One Brooklyn voter told CNN he fears the mistake could lead to somebody else casting a vote in his name. 

"Presumably, someone out there has an envelope with my name on it, and if they don’t read the ballot as closely as I did, they could cast a vote in my name," Anders Kapur said. 

Absentee voters in New York are required to enclose their ballots within an "oath envelope," which includes the voter’s name, address, and voter ID, before mailing them back to be counted. CNN said it was unclear if any of the ballots or envelopes had been returned to the elections board. 

This is the second time New York City's board of elections has flubbed mail-in voting in Brooklyn. One in four ballots cast for one Brooklyn primary in June were found to be invalid.

CNN has more examples of ballot errors: 

A similar printing issue affected over 6,100 voters in a northwestern county in Michigan. Newaygo County Clerk Jason Vanderstelt explained in a letter on Monday that absentee ballots sent out left out a key judicial race, prompting new ballots to be printed. Vanderstelt said he was first notified of the issue over the weekend with new ballots set to arrive on Thursday.

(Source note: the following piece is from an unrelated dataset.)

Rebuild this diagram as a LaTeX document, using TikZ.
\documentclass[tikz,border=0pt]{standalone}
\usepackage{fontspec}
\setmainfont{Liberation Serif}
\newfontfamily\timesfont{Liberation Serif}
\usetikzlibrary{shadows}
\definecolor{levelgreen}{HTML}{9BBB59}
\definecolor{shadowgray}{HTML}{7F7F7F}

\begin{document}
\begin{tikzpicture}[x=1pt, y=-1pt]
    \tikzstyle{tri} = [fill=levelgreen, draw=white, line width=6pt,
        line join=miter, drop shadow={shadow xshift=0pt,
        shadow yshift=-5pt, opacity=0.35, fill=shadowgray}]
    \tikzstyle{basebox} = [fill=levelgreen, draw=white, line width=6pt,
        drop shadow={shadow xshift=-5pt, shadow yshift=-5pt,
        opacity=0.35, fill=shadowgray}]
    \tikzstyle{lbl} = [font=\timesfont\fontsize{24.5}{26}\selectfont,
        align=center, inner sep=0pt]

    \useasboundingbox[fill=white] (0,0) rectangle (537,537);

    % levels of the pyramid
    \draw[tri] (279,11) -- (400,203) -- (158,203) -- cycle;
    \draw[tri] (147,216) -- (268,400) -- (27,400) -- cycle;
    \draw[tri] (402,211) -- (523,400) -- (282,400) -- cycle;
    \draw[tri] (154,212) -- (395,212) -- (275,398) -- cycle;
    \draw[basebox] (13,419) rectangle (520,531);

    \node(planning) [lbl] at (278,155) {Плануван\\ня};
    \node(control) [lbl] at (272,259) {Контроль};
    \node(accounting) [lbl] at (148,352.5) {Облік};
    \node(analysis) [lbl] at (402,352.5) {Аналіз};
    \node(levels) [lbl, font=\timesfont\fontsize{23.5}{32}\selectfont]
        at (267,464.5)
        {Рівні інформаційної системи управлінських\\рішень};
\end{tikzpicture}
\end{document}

"Upon arrival of these new ballots, our clerks will be diligently working to reissue new Absent Voter ballots to all voters who have already been sent a ballot," read Vanderstelt's letter.

Vanderstelt noted in his letter that the county has procedures in place that will ensure only one ballot for each voter will be counted.

    Meanwhile, printing errors in Virginia led to 1,400 absentee voters receiving duplicate ballots, according to The Washington Post. Election officials in Fairfax and Henrico counties blamed the error on the high demand of absentee ballots amid health concerns over in-person voting at polling locations. The officials told the Post, though voters received two ballots only one is counted per voter.